*EXERCISE PROMPT*. Transcribe the listing in full, excluding any pictures.
——————
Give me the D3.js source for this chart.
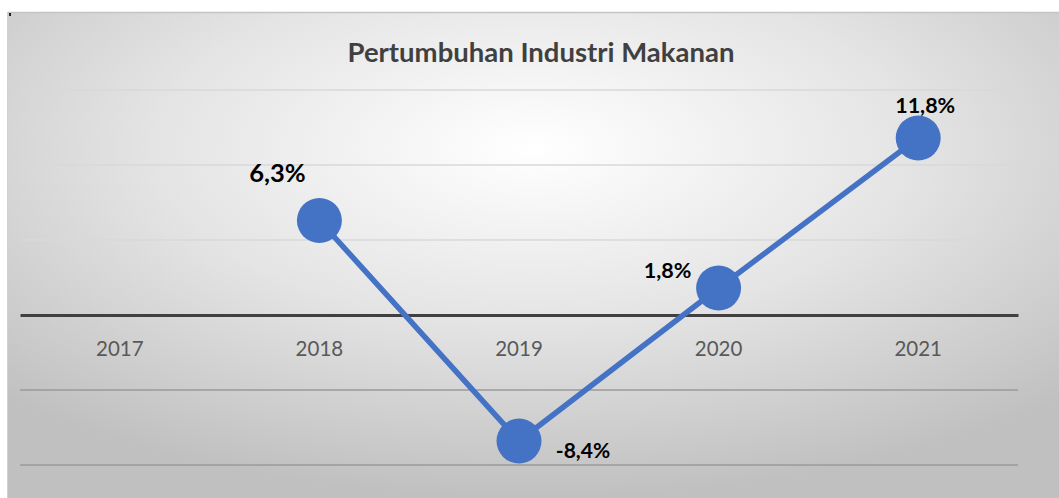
<!DOCTYPE html>
<html><head><meta charset="utf-8">
<script src="https://cdn.jsdelivr.net/npm/d3@7"></script>
<style>html,body{margin:0;padding:0;background:#fff;}svg{display:block;}</style>
</head><body><svg id="c" width="1059" height="498"></svg>
<script>
const title = "Pertumbuhan Industri Makanan";
const years = ["2017","2018","2019","2020","2021"];
const growth = [null, 6.3, -8.4, 1.8, 11.8];
const labels = [null, "6,3%", "-8,4%", "1,8%", "11,8%"];
const gridValues = [-10, -5, 5, 10, 15];

const svg = d3.select("#c");
const defs = svg.append("defs");
const grad = defs.append("radialGradient").attr("id","bg")
  .attr("cx","50%").attr("cy","28%").attr("r","72%").attr("fx","50%").attr("fy","28%");
grad.append("stop").attr("offset","0").attr("stop-color","#ffffff");
grad.append("stop").attr("offset","0.5").attr("stop-color","#e4e4e4");
grad.append("stop").attr("offset","1").attr("stop-color","#c0c0c0");

svg.append("rect").attr("x",8).attr("y",12).attr("width",1051).attr("height",486)
  .attr("fill","url(#bg)");
svg.append("line").attr("x1",8).attr("x2",1059).attr("y1",12.5).attr("y2",12.5).attr("stroke","#c4c4c4").attr("stroke-width",1.5);
svg.append("line").attr("x1",7.5).attr("x2",7.5).attr("y1",12).attr("y2",498).attr("stroke","#d0d0d0").attr("stroke-width",1);
svg.append("rect").attr("x",9).attr("y",13).attr("width",2).attr("height",3).attr("fill","#222");

const x = d3.scaleBand().domain(years).range([20, 1018]);
const y = d3.scaleLinear().domain([-10, 15]).range([465, 90]);

// gridlines
svg.append("g").selectAll("line").data(gridValues).join("line")
  .attr("x1",20).attr("x2",1018)
  .attr("y1",d=>y(d)).attr("y2",d=>y(d))
  .attr("stroke",d=> d>0 ? "#d9d9d9" : "#9a9a9a").attr("stroke-width",1.5);

// zero axis
const xAxis = d3.axisBottom(x).tickSize(0).tickPadding(26.5);
const ag = svg.append("g").attr("transform",`translate(0,${y(0)})`).call(xAxis);
ag.select(".domain").attr("stroke","#404040").attr("stroke-width",3);
ag.selectAll("text").attr("font-family","Lato, 'Open Sans', sans-serif").attr("font-size",20.5).attr("fill","#595959");

// title
svg.append("text").attr("x",541).attr("y",62).attr("text-anchor","middle")
  .attr("font-family","Lato, 'Open Sans', sans-serif").attr("font-weight","bold")
  .attr("font-size",27.5).attr("fill","#404040").text(title);

const pts = years.map((yr,i)=>({yr, v:growth[i], lab:labels[i]})).filter(d=>d.v!==null);
const cx = d => x(d.yr) + x.bandwidth()/2;

const line = d3.line().x(cx).y(d=>y(d.v));
svg.append("path").datum(pts).attr("d",line).attr("fill","none")
  .attr("stroke","#4472C4").attr("stroke-width",5.5).attr("stroke-linejoin","round");

svg.append("g").selectAll("circle").data(pts).join("circle")
  .attr("cx",cx).attr("cy",d=>y(d.v)).attr("r",22.5).attr("fill","#4472C4");

const labPos = {
  "2018": {dx:-42, dy:-38.5, size:25.5},
  "2019": {dx:64, dy:17, size:21},
  "2020": {dx:-51, dy:-10, size:21.5},
  "2021": {dx:7, dy:-25, size:21.5}
};
svg.append("g").selectAll("text").data(pts).join("text")
  .attr("x",d=>cx(d)+labPos[d.yr].dx).attr("y",d=>y(d.v)+labPos[d.yr].dy)
  .attr("text-anchor","middle")
  .attr("font-family","Lato, 'Open Sans', sans-serif").attr("font-weight","bold")
  .attr("font-size",d=>labPos[d.yr].size).attr("fill","#000").text(d=>d.lab);
</script></body></html>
——————
*OUTPUT FOR THIS EXERCISE*.
Give me the D3.js source for this chart.
<!DOCTYPE html>
<html><head><meta charset="utf-8">
<script src="https://cdn.jsdelivr.net/npm/d3@7"></script>
<style>html,body{margin:0;padding:0;background:#fff;}svg{display:block;}</style>
</head><body><svg id="c" width="1059" height="498"></svg>
<script>
const title = "Pertumbuhan Industri Makanan";
const years = ["2017","2018","2019","2020","2021"];
const growth = [null, 6.3, -8.4, 1.8, 11.8];
const labels = [null, "6,3%", "-8,4%", "1,8%", "11,8%"];
const gridValues = [-10, -5, 5, 10, 15];

const svg = d3.select("#c");
const defs = svg.append("defs");
const grad = defs.append("radialGradient").attr("id","bg")
  .attr("cx","50%").attr("cy","28%").attr("r","72%").attr("fx","50%").attr("fy","28%");
grad.append("stop").attr("offset","0").attr("stop-color","#ffffff");
grad.append("stop").attr("offset","0.5").attr("stop-color","#e4e4e4");
grad.append("stop").attr("offset","1").attr("stop-color","#c0c0c0");

svg.append("rect").attr("x",8).attr("y",12).attr("width",1051).attr("height",486)
  .attr("fill","url(#bg)");
svg.append("line").attr("x1",8).attr("x2",1059).attr("y1",12.5).attr("y2",12.5).attr("stroke","#c4c4c4").attr("stroke-width",1.5);
svg.append("line").attr("x1",7.5).attr("x2",7.5).attr("y1",12).attr("y2",498).attr("stroke","#d0d0d0").attr("stroke-width",1);
svg.append("rect").attr("x",9).attr("y",13).attr("width",2).attr("height",3).attr("fill","#222");

const x = d3.scaleBand().domain(years).range([20, 1018]);
const y = d3.scaleLinear().domain([-10, 15]).range([465, 90]);

// gridlines
svg.append("g").selectAll("line").data(gridValues).join("line")
  .attr("x1",20).attr("x2",1018)
  .attr("y1",d=>y(d)).attr("y2",d=>y(d))
  .attr("stroke",d=> d>0 ? "#d9d9d9" : "#9a9a9a").attr("stroke-width",1.5);

// zero axis
const xAxis = d3.axisBottom(x).tickSize(0).tickPadding(26.5);
const ag = svg.append("g").attr("transform",`translate(0,${y(0)})`).call(xAxis);
ag.select(".domain").attr("stroke","#404040").attr("stroke-width",3);
ag.selectAll("text").attr("font-family","Lato, 'Open Sans', sans-serif").attr("font-size",20.5).attr("fill","#595959");

// title
svg.append("text").attr("x",541).attr("y",62).attr("text-anchor","middle")
  .attr("font-family","Lato, 'Open Sans', sans-serif").attr("font-weight","bold")
  .attr("font-size",27.5).attr("fill","#404040").text(title);

const pts = years.map((yr,i)=>({yr, v:growth[i], lab:labels[i]})).filter(d=>d.v!==null);
const cx = d => x(d.yr) + x.bandwidth()/2;

const line = d3.line().x(cx).y(d=>y(d.v));
svg.append("path").datum(pts).attr("d",line).attr("fill","none")
  .attr("stroke","#4472C4").attr("stroke-width",5.5).attr("stroke-linejoin","round");

svg.append("g").selectAll("circle").data(pts).join("circle")
  .attr("cx",cx).attr("cy",d=>y(d.v)).attr("r",22.5).attr("fill","#4472C4");

const labPos = {
  "2018": {dx:-42, dy:-38.5, size:25.5},
  "2019": {dx:64, dy:17, size:21},
  "2020": {dx:-51, dy:-10, size:21.5},
  "2021": {dx:7, dy:-25, size:21.5}
};
svg.append("g").selectAll("text").data(pts).join("text")
  .attr("x",d=>cx(d)+labPos[d.yr].dx).attr("y",d=>y(d.v)+labPos[d.yr].dy)
  .attr("text-anchor","middle")
  .attr("font-family","Lato, 'Open Sans', sans-serif").attr("font-weight","bold")
  .attr("font-size",d=>labPos[d.yr].size).attr("fill","#000").text(d=>d.lab);
</script></body></html>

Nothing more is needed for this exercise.